- [Recorded information]:
☆ ☆ ☆ ☆ ☆

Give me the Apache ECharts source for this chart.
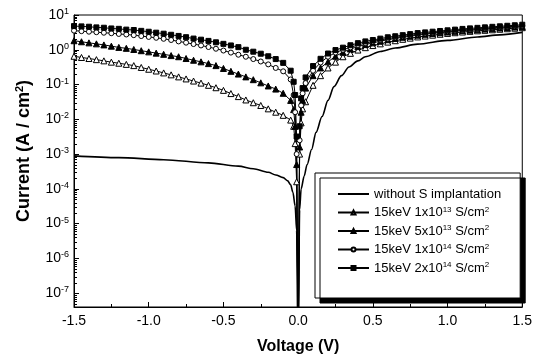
<!DOCTYPE html>
<html>
<head>
<meta charset="utf-8">
<script src="https://cdn.jsdelivr.net/npm/echarts@6/dist/echarts.min.js"></script>
<style>
  html, body { margin: 0; padding: 0; background: #fff; }
  #chart { width: 535px; height: 360px; }
</style>
</head>
<body>
<div id="chart"></div>
<script>
// I-V curves, log current axis

// voltage sweep shared by the implanted samples
const voltage = [
  -1.5, -1.45, -1.4, -1.35, -1.3, -1.25, -1.2, -1.15, -1.1, -1.05,
  -1.0, -0.95, -0.9, -0.85, -0.8, -0.75, -0.7, -0.65, -0.6, -0.55,
  -0.5, -0.45, -0.4, -0.35, -0.3, -0.25, -0.2, -0.15, -0.1, -0.05,
  -0.03, -0.02, -0.01, 0, 0.01, 0.02, 0.03,
  0.05, 0.1, 0.15, 0.2, 0.25, 0.3, 0.35, 0.4, 0.45, 0.5,
  0.55, 0.6, 0.65, 0.7, 0.75, 0.8, 0.85, 0.9, 0.95, 1.0,
  1.05, 1.1, 1.15, 1.2, 1.25, 1.3, 1.35, 1.4, 1.45, 1.5
]

// reference diode (no implantation), own sweep points
const voltageRef = [
  -1.5, -1.2, -0.9, -0.6, -0.4, -0.3, -0.2, -0.15, -0.1, -0.07, -0.05, -0.035, -0.02, -0.01,
  0, 0.01, 0.02, 0.04, 0.06, 0.09, 0.12, 0.16, 0.2, 0.24, 0.29, 0.34, 0.4, 0.45,
  0.55, 0.65, 0.8, 1.0, 1.2, 1.35, 1.5
]
const currentRef = [
  8.9e-4, 7.9e-4, 6.9e-4, 5.6e-4, 4.5e-4, 3.8e-4, 3.0e-4, 2.5e-4, 2.1e-4, 1.7e-4, 1.3e-4, 7.9e-5, 3.2e-5, 6.3e-6,
  1e-9, 2.5e-5, 1.0e-4, 2.3e-4, 5.0e-4, 1.35e-3, 4.2e-3, 1.2e-2, 3.5e-2, 8.7e-2, 0.18, 0.32, 0.48, 0.63,
  0.89, 1.12, 1.45, 1.86, 2.34, 2.69, 3.16
]

const current1e13 = [
  0.65, 0.60, 0.56, 0.52, 0.48, 0.44, 0.41, 0.38, 0.35, 0.31,
  0.275, 0.245, 0.216, 0.19, 0.166, 0.145, 0.126, 0.11, 0.095, 0.081,
  0.068, 0.055, 0.045, 0.036, 0.030, 0.025, 0.020, 0.016, 0.013, 0.0095,
  6.3e-3, 2.0e-3, 1.6e-4, 1e-9, 1.0e-3, 7.9e-3, 0.020,
  0.032, 0.095, 0.18, 0.30, 0.44, 0.63, 0.79, 0.98, 1.15, 1.32,
  1.48, 1.66, 1.82, 2.0, 2.16, 2.34, 2.48, 2.63, 2.79, 2.95,
  3.09, 3.24, 3.39, 3.51, 3.63, 3.76, 3.89, 4.03, 4.17, 4.32
]
const current5e13 = [
  1.82, 1.70, 1.58, 1.48, 1.38, 1.27, 1.17, 1.10, 1.02, 0.94,
  0.87, 0.80, 0.74, 0.68, 0.63, 0.56, 0.50, 0.45, 0.40, 0.35,
  0.29, 0.24, 0.20, 0.166, 0.138, 0.112, 0.091, 0.074, 0.056, 0.035,
  0.019, 6.3e-3, 5.0e-4, 1e-9, 1.6e-3, 0.016, 0.035,
  0.079, 0.18, 0.30, 0.45, 0.65, 0.85, 1.05, 1.23, 1.41, 1.58,
  1.76, 1.95, 2.11, 2.29, 2.45, 2.63, 2.79, 2.95, 3.09, 3.24,
  3.39, 3.55, 3.67, 3.80, 3.94, 4.07, 4.22, 4.37, 4.52, 4.68
]
const current1e14 = [
  3.55, 3.43, 3.31, 3.20, 3.09, 2.99, 2.85, 2.75, 2.63, 2.48,
  2.34, 2.21, 2.07, 1.91, 1.74, 1.60, 1.46, 1.33, 1.20, 1.07,
  0.95, 0.83, 0.72, 0.63, 0.54, 0.46, 0.38, 0.30, 0.24, 0.14,
  0.05, 0.016, 1.0e-3, 1e-9, 2.5e-3, 0.025, 0.056,
  0.11, 0.25, 0.43, 0.63, 0.83, 1.0, 1.17, 1.38, 1.55, 1.74,
  1.91, 2.09, 2.26, 2.43, 2.60, 2.79, 2.92, 3.09, 3.24, 3.39,
  3.55, 3.72, 3.85, 3.98, 4.12, 4.27, 4.42, 4.57, 4.73, 4.90
]
const current2e14 = [
  4.8, 4.7, 4.6, 4.4, 4.3, 4.1, 4.0, 3.8, 3.7, 3.5,
  3.3, 3.1, 2.9, 2.7, 2.5, 2.3, 2.1, 1.95, 1.8, 1.64,
  1.48, 1.33, 1.19, 1.0, 0.88, 0.77, 0.65, 0.54, 0.42, 0.25,
  0.12, 0.05, 3.2e-3, 1e-9, 6.3e-3, 0.04, 0.079,
  0.16, 0.34, 0.55, 0.78, 0.98, 1.15, 1.35, 1.55, 1.74, 1.91,
  2.09, 2.29, 2.45, 2.63, 2.82, 3.02, 3.16, 3.31, 3.47, 3.63,
  3.80, 3.98, 4.12, 4.27, 4.42, 4.57, 4.73, 4.90, 5.07, 5.25
]

const seriesNames = [
  'without S implantation',
  '15keV 1x10^13 S/cm^2',
  '15keV 5x10^13 S/cm^2',
  '15keV 1x10^14 S/cm^2',
  '15keV 2x10^14 S/cm^2'
]
// same labels with rich-text superscripts
const legendLabels = [
  'without S implantation',
  '15keV 1x10{sup|13} S/cm{sup|2}',
  '15keV 5x10{sup|13} S/cm{sup|2}',
  '15keV 1x10{sup|14} S/cm{sup|2}',
  '15keV 2x10{sup|14} S/cm{sup|2}'
]

// log minor ticks: 2..9 x 10^n inside the axis range
const minorMultipliers = [2, 3, 4, 5, 6, 7, 8, 9]
const minorDecades = [-8, -7, -6, -5, -4, -3, -2, -1, 0]
const yMin = 4e-8
const yMax = 10
const minorTickValues = []
minorDecades.forEach(d => {
  minorMultipliers.forEach(m => {
    const v = m * Math.pow(10, d)
    if (v > yMin && v < yMax) minorTickValues.push(v)
  })
})

const FONT = '"Liberation Sans", Arial, sans-serif'

function pairs(xs, ys) {
  return xs.map((x, i) => [x, ys[i]])
}

// marker series: line + symbol, open symbols are white filled
function markerSeries(name, ys, symbol, size, open) {
  return {
    name: name,
    type: 'line',
    data: pairs(voltage, ys),
    symbol: symbol,
    symbolSize: size,
    showSymbol: true,
    lineStyle: { color: '#000', width: 1 },
    itemStyle: {
      color: open ? '#fff' : '#000',
      borderColor: '#000',
      borderWidth: 1
    },
    emphasis: { disabled: true }
  }
}

const chart = echarts.init(document.getElementById('chart'))

chart.setOption({
  animation: false,
  backgroundColor: '#fff',
  grid: {
    left: 74, right: 12, top: 15, bottom: 52,
    show: true, borderColor: '#000', borderWidth: 1
  },
  xAxis: {
    type: 'value',
    min: -1.5, max: 1.5, interval: 0.5,
    name: 'Voltage (V)',
    nameLocation: 'middle',
    nameGap: 32,
    nameTextStyle: { fontFamily: FONT, fontSize: 16, fontWeight: 'bold', color: '#000' },
    axisLine: { onZero: false, lineStyle: { color: '#000', width: 1 } },
    axisTick: { inside: true, length: 5, lineStyle: { color: '#000' } },
    minorTick: { show: true, splitNumber: 2, length: 3, lineStyle: { color: '#000' } },
    splitLine: { show: false },
    axisLabel: {
      fontFamily: FONT, fontSize: 14, color: '#000', margin: 7,
      formatter: v => v.toFixed(1)
    }
  },
  yAxis: {
    type: 'log',
    logBase: 10,
    min: yMin, max: yMax,
    name: 'Current (A / cm{sup|2})',
    nameLocation: 'middle',
    nameGap: 38,
    nameTextStyle: {
      fontFamily: FONT, fontSize: 18, fontWeight: 'bold', color: '#000', lineHeight: 20,
      padding: [0, 0, 0, 20],
      rich: { sup: { fontFamily: FONT, fontSize: 11, fontWeight: 'bold', color: '#000', lineHeight: 8, verticalAlign: 'top' } }
    },
    axisLine: { show: true, onZero: false, lineStyle: { color: '#000', width: 1 } },
    axisTick: { inside: true, length: 5, lineStyle: { color: '#000' } },
    minorTick: { show: false },
    splitLine: { show: false },
    axisLabel: {
      fontFamily: FONT, fontSize: 14, color: '#000', margin: 5, lineHeight: 16,
      showMinLabel: false,
      formatter: v => '10{sup|' + Math.round(Math.log10(v)) + '}',
      rich: { sup: { fontFamily: FONT, fontSize: 9, color: '#000', lineHeight: 6, verticalAlign: 'top' } }
    }
  },
  legend: {
    orient: 'vertical',
    left: 315, top: 173,
    padding: [14, 19, 23, 22],
    backgroundColor: '#fff',
    borderColor: '#000',
    borderWidth: 1,
    shadowColor: '#000',
    shadowBlur: 0,
    shadowOffsetX: 5,
    shadowOffsetY: 5,
    itemWidth: 31,
    itemHeight: 5,
    itemGap: 4.5,
    lineStyle: { width: 2 },
    data: [
      { name: seriesNames[0], itemStyle: { opacity: 0 } },
      seriesNames[1], seriesNames[2], seriesNames[3], seriesNames[4]
    ],
    formatter: name => legendLabels[seriesNames.indexOf(name)],
    textStyle: {
      fontFamily: FONT, fontSize: 13, color: '#000', lineHeight: 14,
      rich: { sup: { fontFamily: FONT, fontSize: 8, color: '#000', lineHeight: 6, verticalAlign: 'top' } }
    }
  },
  series: [
    {
      name: seriesNames[0],
      type: 'line',
      data: pairs(voltageRef, currentRef),
      symbol: 'none',
      smooth: 0.3,
      smoothMonotone: 'x',
      lineStyle: { color: '#000', width: 1.6 },
      itemStyle: { color: '#000' },
      emphasis: { disabled: true }
    },
    markerSeries(seriesNames[1], current1e13, 'triangle', 6, true),
    markerSeries(seriesNames[2], current5e13, 'triangle', 6, false),
    markerSeries(seriesNames[3], current1e14, 'circle', 5, true),
    markerSeries(seriesNames[4], current2e14, 'rect', 5, false),
    {
      // minor ticks on the log axis, placed through the axis scale
      type: 'custom',
      silent: true,
      clip: false,
      data: minorTickValues.map(v => [-1.5, v]),
      renderItem: (params, api) => {
        const p = api.coord([api.value(0), api.value(1)])
        const y = Math.round(p[1]) + 0.5
        return {
          type: 'line',
          shape: { x1: p[0], y1: y, x2: p[0] + 3, y2: y },
          style: { stroke: '#000', lineWidth: 1 }
        }
      }
    }
  ]
})
</script>
</body>
</html>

☆ ☆ ☆ ☆ ☆

- [Task requirements]:
Up to and including the line containing "log current axis", repeat every line from the start of the data, but none of the pictures.

- [Result for this exercise]:
Give me the Apache ECharts source for this chart.
<!DOCTYPE html>
<html>
<head>
<meta charset="utf-8">
<script src="https://cdn.jsdelivr.net/npm/echarts@6/dist/echarts.min.js"></script>
<style>
  html, body { margin: 0; padding: 0; background: #fff; }
  #chart { width: 535px; height: 360px; }
</style>
</head>
<body>
<div id="chart"></div>
<script>
// I-V curves, log current axis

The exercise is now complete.